Mesquita propõe uma discussão em torno da utilização das categorias gênero e identidade nos estudos sobre as mulheres na América Latina. A sua preocupação é discutir como a historiografia tem abordado a “condição feminina e as relações entre os sexos na América Latina” e para isto apresenta aos seus leitores uma discussão da ampla e variada produção bibliográfica mais recentemente publicada nos Estados Unidos e em vários países da América Latina. Conclui que, “apesar das tradições culturais comuns, é impossível traçar um perfil único para a mulher da América Latina”, sendo que a complexidade da vida destas mulheres deve ser remetida a uma reflexão sobre a diferença “nas práticas cotidianas, no discurso, no processo de socialização e na construção da identidade social de gênero”4. A autora realiza, ainda, uma discussão sobre o significado do “marianismo” e do “machismo” na construção dessas identidades de gênero.

Os textos indicam tanto para os impasses e tensões que permeiam a discussão do conceito de gênero diante da impossibilidade em se trabalhar com categorias definitivas ou precisas no campo da ciência atual, como para a carência de um aprofundamento da discussão teórica e interpretativa que fundamenta estudos sobre gênero, sugerindo a necessidade de adensar a bagagem conceitual e intelectual que envolve tal categoria. Sem dúvida, no campo geral dos estudos históricos, é necessário que se realizem e concretizem trabalhos que permitam avançar para além de meras descrições ou apresentações de determinados temas ou matérias. Ao invés disto, é preciso que se venha a propor novas configurações interpretativas e conceituais, as quais possam servir de suporte e de ferramentas para a descoberta de outras realidades históricas.

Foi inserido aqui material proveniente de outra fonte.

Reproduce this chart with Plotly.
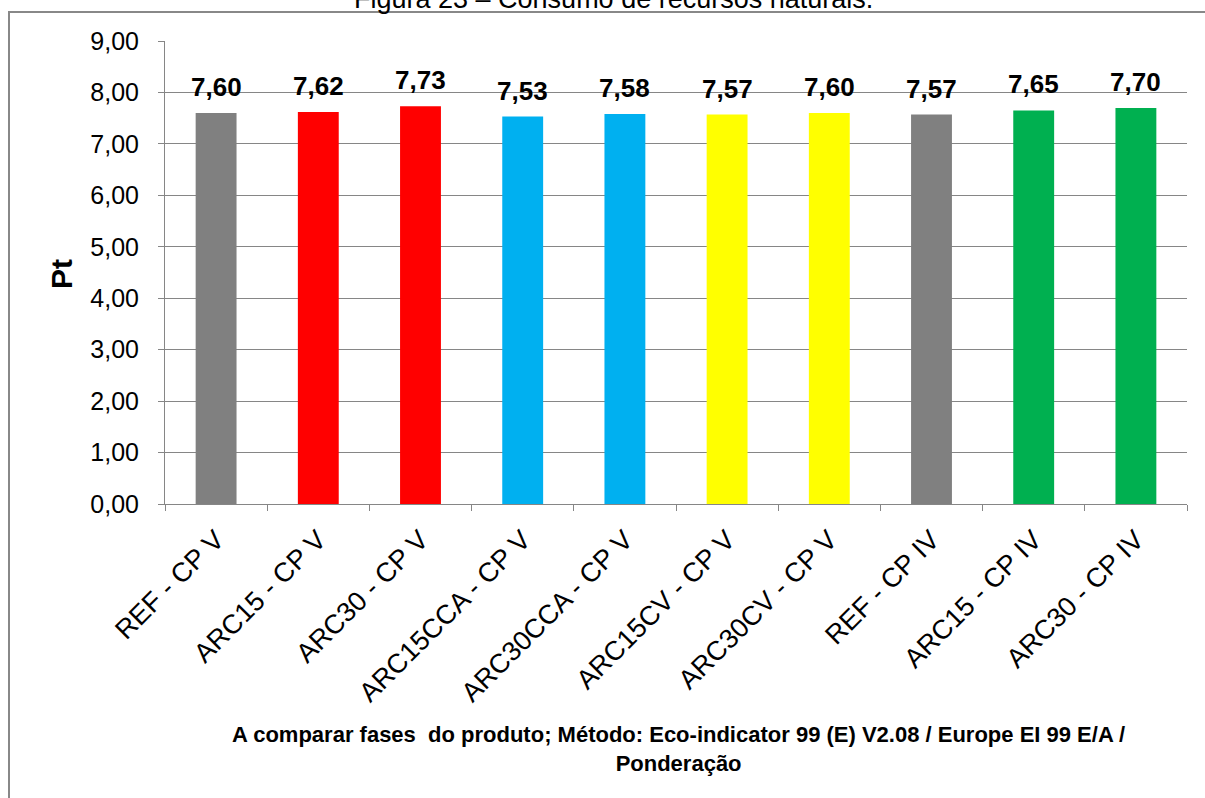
import plotly.graph_objects as go

categories = ["REF - CP V", "ARC15 - CP V", "ARC30 - CP V", "ARC15CCA - CP V",
              "ARC30CCA - CP V", "ARC15CV - CP V", "ARC30CV - CP V",
              "REF - CP IV", "ARC15 - CP IV", "ARC30 - CP IV"]
values = [7.60, 7.62, 7.73, 7.53, 7.58, 7.57, 7.60, 7.57, 7.65, 7.70]
colors = ["#808080", "#FF0000", "#FF0000", "#00B0F0", "#00B0F0",
          "#FFFF00", "#FFFF00", "#808080", "#00B050", "#00B050"]
y_ticks = [0, 1, 2, 3, 4, 5, 6, 7, 8, 9]

FONT = "Liberation Sans, Arial, sans-serif"
W, H = 1205, 798
L, R, T, B = 165, 18, 41, 294
pw, ph = W - L - R, H - T - B

def px_x(p):
    return (p - L) / pw

def px_y(p):
    return (H - B - p) / ph

fig = go.Figure(go.Bar(
    x=categories, y=values, marker=dict(color=colors, line=dict(width=0)),
    width=0.4, hoverinfo="x+y",
))

for c, v in zip(categories, values):
    fig.add_annotation(x=c, y=v, text=f"<b>{v:.2f}</b>".replace(".", ","),
                       showarrow=False, yanchor="bottom", yshift=9,
                       font=dict(size=26, family=FONT, color="black"))

fig.update_layout(
    width=W, height=H, margin=dict(l=L, r=R, t=T, b=B, pad=0),
    paper_bgcolor="white", plot_bgcolor="white",
    separators=",.", showlegend=False,
    font=dict(family=FONT, color="black"),
    xaxis=dict(tickangle=-45, tickfont=dict(size=27, family=FONT),
               ticklabelstandoff=8,
               showline=True, linecolor="#868686", linewidth=1,
               ticks="outside", ticklen=6, tickcolor="#868686",
               tickson="boundaries", showgrid=False),
    yaxis=dict(range=[0, 9], tickvals=y_ticks, tickformat=".2f",
               tickfont=dict(size=25, family=FONT), ticklabelstandoff=14,
               showline=True, linecolor="#868686", linewidth=1,
               ticks="outside", ticklen=6, tickcolor="#868686",
               showgrid=True, gridcolor="#868686", gridwidth=1,
               zeroline=False),
)

fig.add_annotation(text="<b>Pt</b>", xref="paper", yref="paper",
                   x=px_x(61), y=px_y(274), xanchor="center", yanchor="middle",
                   textangle=-90, showarrow=False,
                   font=dict(size=30, family=FONT, color="black"))
fig.add_annotation(text="<b>A comparar fases  do produto; Método: Eco-indicator 99 (E) V2.08 / Europe EI 99 E/A /<br>Ponderação</b>",
                   xref="paper", yref="paper", x=px_x(678), y=px_y(749),
                   xanchor="center", yanchor="middle",
                   showarrow=False, align="center",
                   font=dict(size=22, family=FONT, color="black"))
fig.add_annotation(text="Figura 23 – Consumo de recursos naturais.",
                   xref="paper", yref="paper", x=px_x(613), y=px_y(16),
                   xanchor="center", yanchor="bottom", showarrow=False,
                   font=dict(size=27, family=FONT, color="black"))
fig.add_shape(type="rect", xref="paper", yref="paper",
              x0=px_x(9), x1=px_x(1215), y0=px_y(1000), y1=px_y(12),
              line=dict(color="#888888", width=2), fillcolor="rgba(0,0,0,0)",
              layer="below")

fig.write_html("out.html")
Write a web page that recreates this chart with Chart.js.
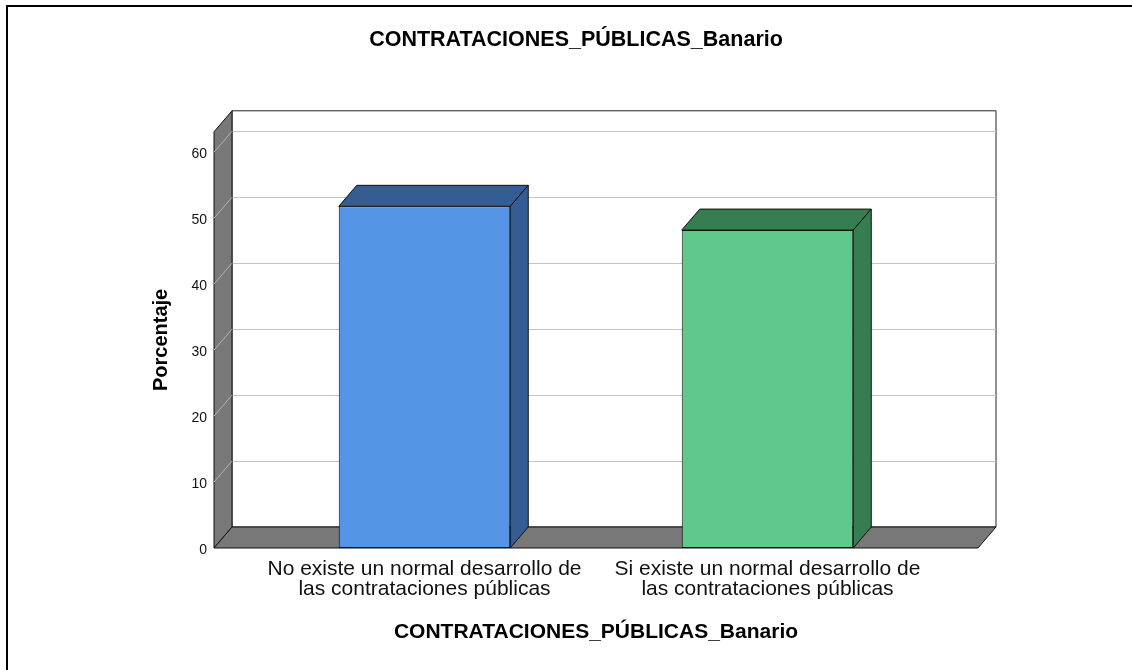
<!DOCTYPE html>
<html lang="es">
<head>
    <meta charset="UTF-8">
    <title>CONTRATACIONES_PÚBLICAS_Banario</title>
    <script src="https://cdn.jsdelivr.net/npm/chart.js"></script>
    <style>
        html, body { margin: 0; padding: 0; background: #fff; overflow: hidden; }
        #frame { position: absolute; left: 6px; top: 5px; width: 2000px; height: 2000px;
                 border-top: 2px solid #000; border-left: 2px solid #000; }
        #chart { position: absolute; left: 0; top: 0; }
    </style>
</head>
<body>
    <div id="frame"></div>
    <canvas id="chart" width="1132" height="670"></canvas>
    <script>
        // data
        const categories = [
            ['No existe un normal desarrollo de', 'las contrataciones públicas'],
            ['Si existe un normal desarrollo de', 'las contrataciones públicas']
        ];
        const percentages = [51.8, 48.2];
        const chartTitle = 'CONTRATACIONES_PÚBLICAS_Banario';
        const xTitle = 'CONTRATACIONES_PÚBLICAS_Banario';
        const yTitle = 'Porcentaje';

        const frontColors = ['#5595e5', '#5ec98b'];
        const darkColors = ['#355d93', '#377d52'];
        const FONT = "'Liberation Sans', Arial, sans-serif";

        // fake 3D: depth offset and how far the walls reach past the bars' categories
        const DX = 18, DY = -21, WING = 39;

        function poly(ctx, pts, fill, stroke) {
            ctx.beginPath();
            ctx.moveTo(pts[0][0], pts[0][1]);
            for (let i = 1; i < pts.length; i++) ctx.lineTo(pts[i][0], pts[i][1]);
            ctx.closePath();
            ctx.fillStyle = fill;
            ctx.fill();
            ctx.strokeStyle = stroke;
            ctx.lineWidth = 1;
            ctx.stroke();
        }

        function line(ctx, x1, y1, x2, y2, color) {
            ctx.beginPath();
            ctx.moveTo(x1, y1);
            ctx.lineTo(x2, y2);
            ctx.strokeStyle = color;
            ctx.lineWidth = 1;
            ctx.stroke();
        }

        const depth3d = {
            id: 'depth3d',
            beforeDatasetsDraw(chart) {
                const { ctx, chartArea: a, scales: { y } } = chart;
                const L = a.left - WING, R = a.right + WING;
                const B = y.getPixelForValue(0), T = a.top;
                ctx.save();
                // back wall
                poly(ctx, [[L + DX, T + DY], [R + DX, T + DY], [R + DX, B + DY], [L + DX, B + DY]], '#ffffff', '#222');
                y.ticks.forEach(t => {
                    if (t.value === 0) return;
                    const py = Math.round(y.getPixelForValue(t.value)) + 0.5;
                    line(ctx, L + DX, py + DY, R + DX, py + DY, '#c4c4c4');
                });
                // left wall
                poly(ctx, [[L, B], [L, T], [L + DX, T + DY], [L + DX, B + DY]], '#787878', '#111');
                y.ticks.forEach(t => {
                    if (t.value === 0) return;
                    const py = y.getPixelForValue(t.value);
                    line(ctx, L, py, L + DX, py + DY, '#b4b4b4');
                });
                // floor
                poly(ctx, [[L, B], [R, B], [R + DX, B + DY], [L + DX, B + DY]], '#787878', '#111');
                ctx.restore();
            },
            afterDatasetsDraw(chart) {
                const { ctx } = chart;
                const meta = chart.getDatasetMeta(0);
                ctx.save();
                meta.data.forEach((bar, i) => {
                    const { x, y, base, width } = bar.getProps(['x', 'y', 'base', 'width'], true);
                    const l = x - width / 2, r = x + width / 2;
                    poly(ctx, [[l, y], [l + DX, y + DY], [r + DX, y + DY], [r, y]], darkColors[i], '#111');
                    poly(ctx, [[r, y], [r + DX, y + DY], [r + DX, base + DY], [r, base]], darkColors[i], '#111');
                });
                ctx.restore();
            }
        };

        new Chart(document.getElementById('chart'), {
            type: 'bar',
            data: {
                labels: categories,
                datasets: [{
                    data: percentages,
                    backgroundColor: frontColors,
                    borderColor: '#111',
                    borderWidth: 1,
                    borderSkipped: false,
                    categoryPercentage: 1,
                    barPercentage: 0.5
                }]
            },
            options: {
                responsive: false,
                animation: false,
                events: [],
                layout: { padding: { left: 20, right: 0, top: 0, bottom: 0 } },
                plugins: {
                    legend: { display: false },
                    tooltip: { enabled: false },
                    title: {
                        display: true,
                        text: chartTitle,
                        color: '#000',
                        font: { family: FONT, size: 21.5, weight: 'bold', lineHeight: 1.2 },
                        padding: { top: 27, bottom: 79 }
                    }
                },
                scales: {
                    x: {
                        grid: { display: false, drawTicks: false },
                        border: { display: false },
                        ticks: {
                            color: '#111',
                            padding: 11,
                            maxRotation: 0,
                            font: { family: FONT, size: 21, lineHeight: 0.95 }
                        },
                        title: {
                            display: true,
                            text: xTitle,
                            color: '#000',
                            font: { family: FONT, size: 21, weight: 'bold', lineHeight: 1.2 },
                            padding: { top: 0, bottom: 25 }
                        },
                        afterFit(s) { s.height = 122; }
                    },
                    y: {
                        min: 0,
                        max: 63.1,
                        grid: { display: false, drawTicks: false },
                        border: { display: false },
                        ticks: {
                            stepSize: 10,
                            includeBounds: false,
                            color: '#111',
                            padding: 46,
                            labelOffset: 2,
                            font: { family: FONT, size: 14 }
                        },
                        title: {
                            display: true,
                            text: yTitle,
                            color: '#000',
                            font: { family: FONT, size: 20, weight: 'bold', lineHeight: 1.2 },
                            padding: { top: 129, bottom: 0 }
                        },
                        afterFit(s) { s.width = 233; }
                    },
                    right: {
                        type: 'linear',
                        position: 'right',
                        grid: { display: false, drawTicks: false },
                        border: { display: false },
                        ticks: { display: false },
                        afterFit(s) { s.width = 193; }
                    }
                }
            },
            plugins: [depth3d]
        });
    </script>
</body>
</html>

Constituindo-se em um importante referencial para a ampliação das reflexões propostas atualmente pelos estudos de gênero, este livro pode corresponder a um duplo interesse do leitor, tanto pela discussão teórica e bibliográfica proposta, como pelo diálogo com autores que são agentes do próprio processo de produção de conhecimento que se propuseram analisar e discutir. Em uma linguagem didática e acessível àqueles que se pretendem iniciar os estudos neste campo historiográfico, e sem incidir na simplicação dos conceitos, tal obra visa a situá-los nos debates teóricos e colocá-los a par da diversificada bibliografia recentemente publicada sobre o assunto.

Notas

1 SAMARA, Eni de Mesquita; SOHIET, Raquel e MATOS M. Izilda S. de. Gênero em DebateTrajetórias e Perspectivas na Historiografia Contemporânea. São Paulo, EDUC, 1997,
pp. 45-46.

2 Idem, p. 105.

3 Idem. p. 106.

4 Idem, p. 13.

Maria de Fátima Salum Moreira – UNESP/Pres. Prudente.